A prime number fantasy football game
Each player cuts out three Subbuteostyle players and chooses different prime numbers to write on their backs. Use one of the Euclid footballs from Chapter 2(page 66).
The ball starts with a player from Team 1. The aim is to make it past the three players in the opponent’s team. The opponent chooses the first player to try to tackle Team 1’s player. Roll the dice. The dice has six sides: white 3, white 5 and white 7, and black 3, black 5 and black 7. The dice will tell you to divide your prime and the prime of your opponent’s player by 3, 5 or 7 and then take the remainder. If it is a white 3, 5 or 7, your remainder needs to equal or beat the opposition. If it is black, you need to equal or get less than your opponent.
To score, you must make it past all three players and then go up against a random choice of prime from the opposition. If at any point the opposition beats you, then possession switches to the opposition. The person who has gained possession then uses the player who won to try to make it through the opposition’s three players. If Team 1’s shot at goal is missed then Team 2 takes the ball and gives it to one of their players.

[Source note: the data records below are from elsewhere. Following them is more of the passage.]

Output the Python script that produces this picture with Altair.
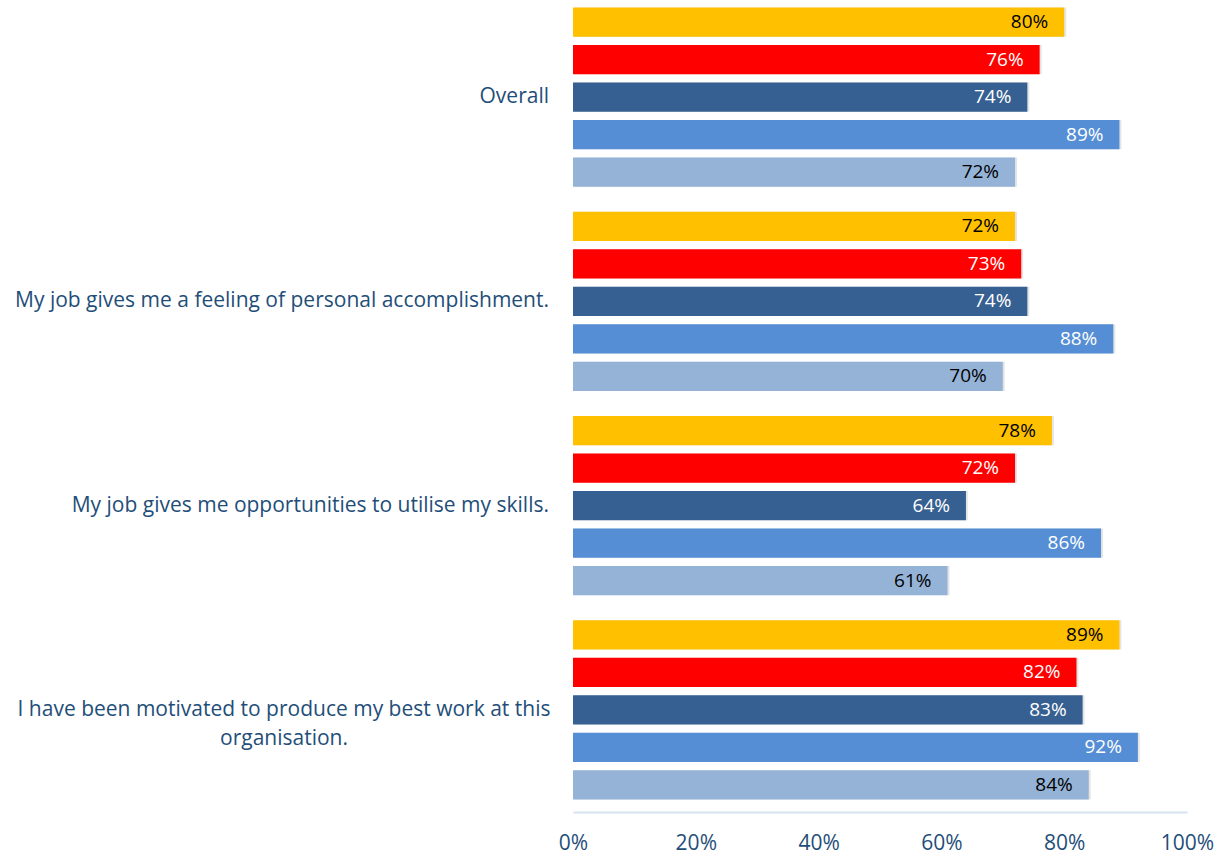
import altair as alt
import pandas as pd

categories = [
    "Overall",
    "My job gives me a feeling of personal accomplishment.",
    "My job gives me opportunities to utilise my skills.",
    "I have been motivated to produce my best work at this organisation.",
]
series = ["Series 1", "Series 2", "Series 3", "Series 4", "Series 5"]
values = {
    "Series 1": [0.80, 0.72, 0.78, 0.89],
    "Series 2": [0.76, 0.73, 0.72, 0.82],
    "Series 3": [0.74, 0.74, 0.64, 0.83],
    "Series 4": [0.89, 0.88, 0.86, 0.92],
    "Series 5": [0.72, 0.70, 0.61, 0.84],
}
colors = ["#FFC000", "#FF0000", "#376092", "#558ED5", "#95B3D7"]
label_colors = ["#000000", "#FFFFFF", "#FFFFFF", "#FFFFFF", "#000000"]

rows = []
for s, c, lc in zip(series, colors, label_colors):
    for cat, v in zip(categories, values[s]):
        rows.append({"category": cat, "series": s, "value": v, "lc": lc})
df = pd.DataFrame(rows)

FONT = "Open Sans"
TXT = "#1F4E79"

y = alt.Y("category:N", sort=categories, axis=None,
          scale=alt.Scale(range=[-5, 812], paddingInner=0, paddingOuter=0))
yo = alt.YOffset("series:N", sort=series,
                 scale=alt.Scale(paddingInner=0.22, paddingOuter=0.33))
x = alt.X("value:Q",
          scale=alt.Scale(domain=[0, 1], nice=False),
          axis=alt.Axis(format="%", values=[0, 0.2, 0.4, 0.6, 0.8, 1.0],
                        grid=False, ticks=False, domainColor="#D6E1F2",
                        domainWidth=2, labelFont=FONT, labelFontSize=21,
                        labelColor=TXT, labelPadding=20, labelFlush=False,
                        title=None))

base = alt.Chart(df)

shadow = base.mark_bar(color="#000000", opacity=0.10, xOffset=2, yOffset=3).encode(
    x=x, y=y, yOffset=yo)

bars = base.mark_bar().encode(
    x=x, y=y, yOffset=yo,
    color=alt.Color("series:N", sort=series,
                    scale=alt.Scale(domain=series, range=colors), legend=None),
)

labels = base.mark_text(align="right", baseline="middle", dx=-16,
                        font=FONT, fontSize=19).encode(
    x=x, y=y, yOffset=yo,
    text=alt.Text("value:Q", format=".0%"),
    color=alt.Color("lc:N", scale=None),
)

cat_df = pd.DataFrame({"category": categories[:3]})
cat_labels = alt.Chart(cat_df).mark_text(
    align="right", baseline="middle", font=FONT, fontSize=21, color=TXT
).encode(y=alt.Y("category:N", sort=categories, axis=None), x=alt.value(-24),
         text="category:N")

last_df = pd.DataFrame({"category": [categories[3]],
                        "lines": [["I have been motivated to produce my best work at this",
                                   "organisation."]]})
last_label = alt.Chart(last_df).mark_text(
    align="center", baseline="middle", font=FONT, fontSize=21, color=TXT,
    lineHeight=29
).encode(y=alt.Y("category:N", sort=categories, axis=None), x=alt.value(-289),
         text="lines")

chart = alt.layer(shadow, bars, labels, cat_labels, last_label).properties(
    width=614, height=812,
    padding={"left": 573, "top": 0, "right": 38, "bottom": 45},
    autosize=alt.AutoSizeParams(type="none"),
    background="white",
).configure_view(stroke=None)

chart.save("out.html", embed_options={"renderer": "svg", "actions": False})
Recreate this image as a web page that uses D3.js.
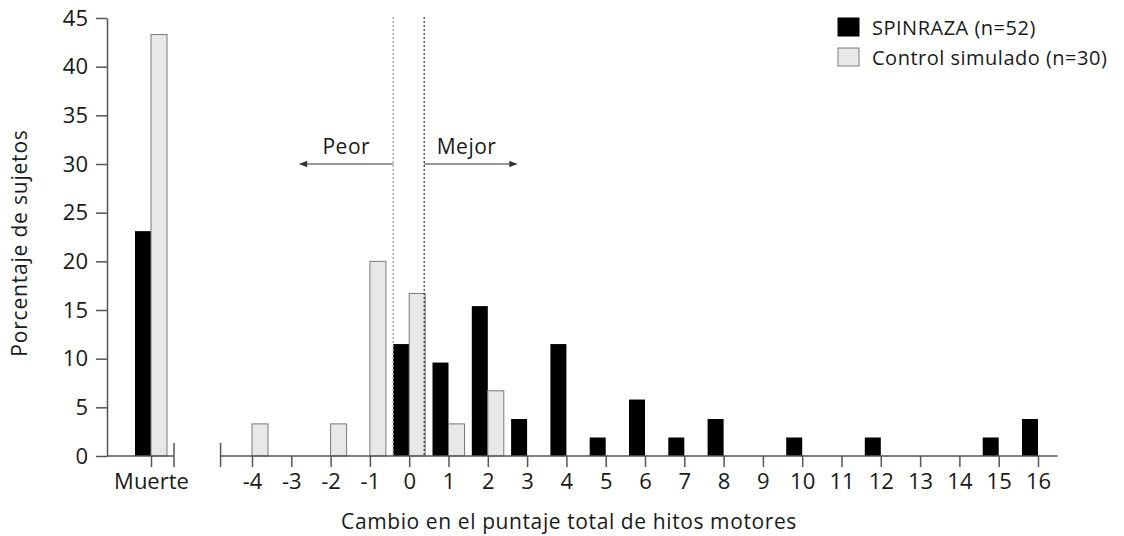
<!DOCTYPE html>
<html>
<head>
<meta charset="utf-8">
<script src="https://cdn.jsdelivr.net/npm/d3@7"></script>
<style>
  body { margin: 0; background: #fff; }
  svg text { font-family: "Open Sans", "Noto Sans", sans-serif; fill: #1a1a1a; }
</style>
</head>
<body>
<div id="chart"></div>
<script>
// change in total motor milestone score
const categories = [-4, -3, -2, -1, 0, 1, 2, 3, 4, 5, 6, 7, 8, 9, 10, 11, 12, 13, 14, 15, 16];
const spinraza = [0, 0, 0, 0, 11.5, 9.6, 15.4, 3.8, 11.5, 1.9, 5.8, 1.9, 3.8, 0, 1.9, 0, 1.9, 0, 0, 1.9, 3.8];
const control = [3.3, 0, 3.3, 20, 16.7, 3.3, 6.7, 0, 0, 0, 0, 0, 0, 0, 0, 0, 0, 0, 0, 0, 0];
const deathLabel = "Muerte";
const deathSpinraza = 23.1;
const deathControl = 43.3;
const yTicks = [0, 5, 10, 15, 20, 25, 30, 35, 40, 45];
const seriesNames = ["SPINRAZA (n=52)", "Control simulado (n=30)"];

const width = 1124,
  height = 536,
  barW = 16,
  black = "#000",
  grey = "#e8e8e8",
  greyStroke = "#7a7a7a",
  axisColor = "#555";

const svg = d3
  .select("#chart")
  .append("svg")
  .attr("width", width)
  .attr("height", height);

const y = d3.scaleLinear().domain([0, 45]).range([456, 18]);
const x = d3.scaleLinear().domain([-4, 16]).range([252, 1038]);
const xDeath = d3.scalePoint().domain([deathLabel]).range([128, 174]).padding(0.5);

// y axis
const yAxis = svg
  .append("g")
  .attr("transform", "translate(107,0)")
  .call(d3.axisLeft(y).tickValues(yTicks).tickSize(11).tickSizeOuter(0).tickPadding(8));
yAxis.selectAll("text").style("font-size", "22px");

// death panel
const deathG = svg.append("g");
deathG
  .append("rect")
  .attr("x", xDeath(deathLabel) - barW)
  .attr("y", y(deathSpinraza))
  .attr("width", barW)
  .attr("height", y(0) - y(deathSpinraza))
  .attr("fill", black);
deathG
  .append("rect")
  .attr("x", xDeath(deathLabel))
  .attr("y", y(deathControl))
  .attr("width", barW)
  .attr("height", y(0) - y(deathControl))
  .attr("fill", grey)
  .attr("stroke", greyStroke);

const deathAxis = svg
  .append("g")
  .attr("transform", `translate(0,${y(0)})`)
  .call(d3.axisBottom(xDeath).tickSize(11).tickSizeOuter(0).tickPadding(6));
deathAxis.select(".domain").remove();
deathAxis.selectAll("text").style("font-size", "22px");

// main panel bars
const barsG = svg.append("g");
barsG
  .selectAll(".spin")
  .data(categories.map((c, i) => ({ c, v: spinraza[i] })).filter((d) => d.v > 0))
  .join("rect")
  .attr("class", "spin")
  .attr("x", (d) => x(d.c) - barW)
  .attr("y", (d) => y(d.v))
  .attr("width", barW)
  .attr("height", (d) => y(0) - y(d.v))
  .attr("fill", black);
barsG
  .selectAll(".ctrl")
  .data(categories.map((c, i) => ({ c, v: control[i] })).filter((d) => d.v > 0))
  .join("rect")
  .attr("class", "ctrl")
  .attr("x", (d) => x(d.c))
  .attr("y", (d) => y(d.v))
  .attr("width", barW)
  .attr("height", (d) => y(0) - y(d.v))
  .attr("fill", grey)
  .attr("stroke", greyStroke);

const xAxis = svg
  .append("g")
  .attr("transform", `translate(0,${y(0)})`)
  .call(
    d3.axisBottom(x).tickValues(categories).tickFormat((d) => String(d)).tickSize(11).tickPadding(6)
  );
xAxis.select(".domain").remove();
xAxis.selectAll("text").style("font-size", "22px");

// baselines with end caps
const base = svg.append("g").attr("stroke", axisColor).attr("stroke-width", 1.5);
base.append("line").attr("x1", 107).attr("x2", 174).attr("y1", y(0)).attr("y2", y(0));
base.append("line").attr("x1", 174).attr("x2", 174).attr("y1", y(0) - 13).attr("y2", y(0) + 11);
base.append("line").attr("x1", x(-4.8)).attr("x2", x(16.5)).attr("y1", y(0)).attr("y2", y(0));
base.append("line").attr("x1", x(-4.8)).attr("x2", x(-4.8)).attr("y1", y(0) - 13).attr("y2", y(0) + 11);

svg.selectAll(".tick line").attr("stroke", axisColor).attr("stroke-width", 1.5);
svg.selectAll(".domain").attr("stroke", axisColor).attr("stroke-width", 1.5);

// worse / better dividers
svg
  .append("line")
  .attr("x1", x(0) - barW)
  .attr("x2", x(0) - barW)
  .attr("y1", y(45) - 1)
  .attr("y2", y(0))
  .attr("stroke", "#999")
  .attr("stroke-width", 1.2)
  .attr("stroke-dasharray", "2,2");
svg
  .append("line")
  .attr("x1", x(0) + barW - 1)
  .attr("x2", x(0) + barW - 1)
  .attr("y1", y(45) - 1)
  .attr("y2", y(0))
  .attr("stroke", "#333")
  .attr("stroke-width", 1.2)
  .attr("stroke-dasharray", "2,2");

const defs = svg.append("defs");
defs
  .append("marker")
  .attr("id", "arrow")
  .attr("viewBox", "0 0 10 10")
  .attr("refX", 9)
  .attr("refY", 5)
  .attr("markerWidth", 10)
  .attr("markerHeight", 8)
  .attr("markerUnits", "userSpaceOnUse")
  .attr("orient", "auto")
  .append("path")
  .attr("d", "M0,1L10,5L0,9Z")
  .attr("fill", "#333");

svg
  .append("line")
  .attr("x1", x(0) - barW)
  .attr("x2", x(-2.78))
  .attr("y1", y(30))
  .attr("y2", y(30))
  .attr("stroke", "#333")
  .attr("stroke-width", 1.2)
  .attr("marker-end", "url(#arrow)");
svg
  .append("line")
  .attr("x1", x(0) + barW - 1)
  .attr("x2", x(2.73))
  .attr("y1", y(30))
  .attr("y2", y(30))
  .attr("stroke", "#333")
  .attr("stroke-width", 1.2)
  .attr("marker-end", "url(#arrow)");

svg
  .append("text")
  .attr("x", x(-1.6))
  .attr("y", y(31))
  .attr("text-anchor", "middle")
  .style("font-size", "21px")
  .style("letter-spacing", "0.5px")
  .text("Peor");
svg
  .append("text")
  .attr("x", x(1.46))
  .attr("y", y(31))
  .attr("text-anchor", "middle")
  .style("font-size", "21px")
  .style("letter-spacing", "0.5px")
  .text("Mejor");

// axis titles
svg
  .append("text")
  .attr("transform", "translate(27,243) rotate(-90)")
  .attr("text-anchor", "middle")
  .style("font-size", "21px")
  .style("letter-spacing", "0.8px")
  .text("Porcentaje de sujetos");
svg
  .append("text")
  .attr("x", 569)
  .attr("y", 529)
  .attr("text-anchor", "middle")
  .style("font-size", "21px")
  .style("letter-spacing", "0.6px")
  .text("Cambio en el puntaje total de hitos motores");

// legend
const legend = svg
  .append("g")
  .selectAll("g")
  .data(seriesNames)
  .join("g")
  .attr("transform", (d, i) => `translate(838,${18 + i * 30})`);
legend
  .append("rect")
  .attr("width", 21)
  .attr("height", 18)
  .attr("fill", (d, i) => (i === 0 ? black : grey))
  .attr("stroke", (d, i) => (i === 0 ? black : greyStroke));
legend
  .append("text")
  .attr("x", 34)
  .attr("y", 17)
  .style("font-size", "20px")
  .style("letter-spacing", "0.5px")
  .text((d) => d);
</script>
</body>
</html>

The game can be played either against the clock or first to three goals.
This may sound totally irrational coming from a mathematician, someone who is meant to be a logical analytical thinker. However, I also play in a prime number shirt for my football team, Recreativo Hackney, so I felt some connection with the man in 23. My Sunday League team isn’t quite as big as Real Madrid and we didn’t have a 23 shirt, so I chose 17, a rather nice prime—as we’ll see later. But in our first season together our team didn’t do particularly well. We play in the London Super Sunday League Division 2, and that season we finished rock bottom. Fortunately this is the lowest division in London, so the only way was up.